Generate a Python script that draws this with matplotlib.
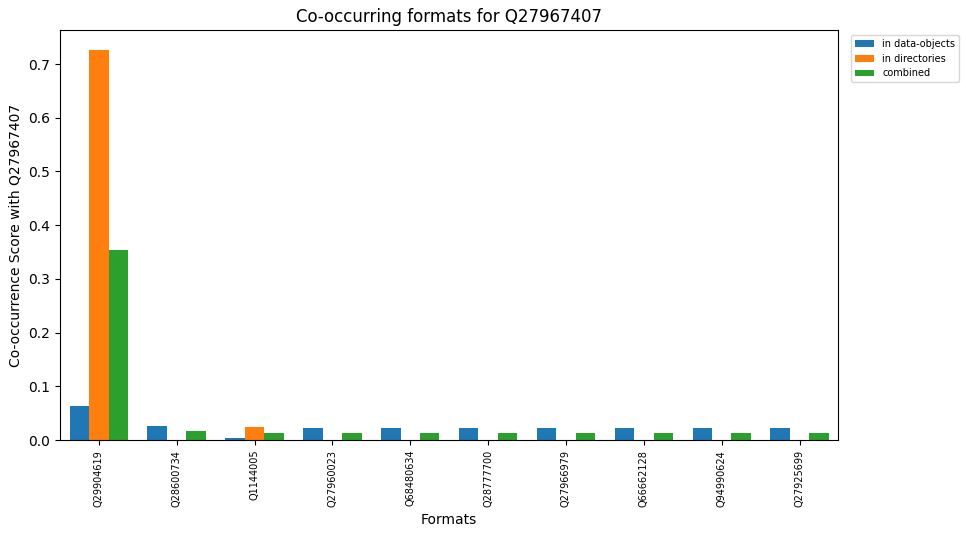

---

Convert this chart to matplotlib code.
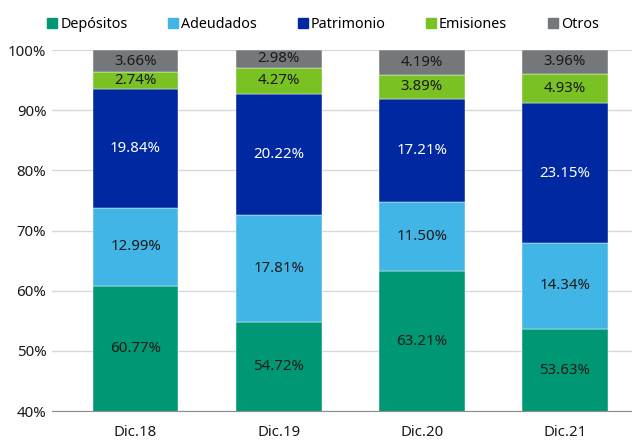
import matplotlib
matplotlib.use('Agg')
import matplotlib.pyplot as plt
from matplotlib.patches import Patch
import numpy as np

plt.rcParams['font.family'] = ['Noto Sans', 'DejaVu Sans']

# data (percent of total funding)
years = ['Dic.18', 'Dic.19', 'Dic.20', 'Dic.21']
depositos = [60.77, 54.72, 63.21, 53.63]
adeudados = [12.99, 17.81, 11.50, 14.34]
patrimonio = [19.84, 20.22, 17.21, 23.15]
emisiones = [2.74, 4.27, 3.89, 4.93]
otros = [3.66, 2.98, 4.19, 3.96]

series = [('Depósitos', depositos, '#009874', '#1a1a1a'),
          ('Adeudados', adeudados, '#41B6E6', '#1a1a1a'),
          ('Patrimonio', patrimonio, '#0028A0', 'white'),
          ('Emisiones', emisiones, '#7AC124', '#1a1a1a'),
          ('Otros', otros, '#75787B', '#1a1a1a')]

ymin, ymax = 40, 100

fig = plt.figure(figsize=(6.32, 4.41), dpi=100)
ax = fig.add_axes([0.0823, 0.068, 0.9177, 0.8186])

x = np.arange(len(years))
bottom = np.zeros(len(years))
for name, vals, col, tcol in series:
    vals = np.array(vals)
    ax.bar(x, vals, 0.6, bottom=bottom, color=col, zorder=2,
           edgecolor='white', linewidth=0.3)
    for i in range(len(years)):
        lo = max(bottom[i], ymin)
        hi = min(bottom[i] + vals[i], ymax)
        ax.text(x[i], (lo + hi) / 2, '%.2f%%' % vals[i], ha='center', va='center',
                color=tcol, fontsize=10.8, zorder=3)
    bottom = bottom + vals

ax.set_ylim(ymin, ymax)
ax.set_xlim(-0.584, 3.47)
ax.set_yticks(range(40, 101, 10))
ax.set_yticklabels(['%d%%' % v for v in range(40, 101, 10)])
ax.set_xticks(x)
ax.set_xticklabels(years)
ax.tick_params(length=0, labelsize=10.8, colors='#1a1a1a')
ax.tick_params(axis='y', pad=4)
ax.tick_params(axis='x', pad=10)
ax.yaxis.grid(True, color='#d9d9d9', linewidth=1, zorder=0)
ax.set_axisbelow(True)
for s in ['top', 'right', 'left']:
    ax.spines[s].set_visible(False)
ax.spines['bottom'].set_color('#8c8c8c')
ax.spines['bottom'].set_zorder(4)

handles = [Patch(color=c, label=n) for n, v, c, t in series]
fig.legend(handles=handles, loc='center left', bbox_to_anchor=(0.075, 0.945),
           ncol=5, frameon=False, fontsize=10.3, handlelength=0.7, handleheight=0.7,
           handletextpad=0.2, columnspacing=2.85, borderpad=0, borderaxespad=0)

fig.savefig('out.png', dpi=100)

Job: Out of the records above, set down only the lines from the one that contains "Convert this chart to matplotlib code." through the one that contains "plt.rcParams['font.family'] = ['Noto", unchanged and without the pictures.

The response:
Convert this chart to matplotlib code.
import matplotlib
matplotlib.use('Agg')
import matplotlib.pyplot as plt
from matplotlib.patches import Patch
import numpy as np

plt.rcParams['font.family'] = ['Noto Sans', 'DejaVu Sans']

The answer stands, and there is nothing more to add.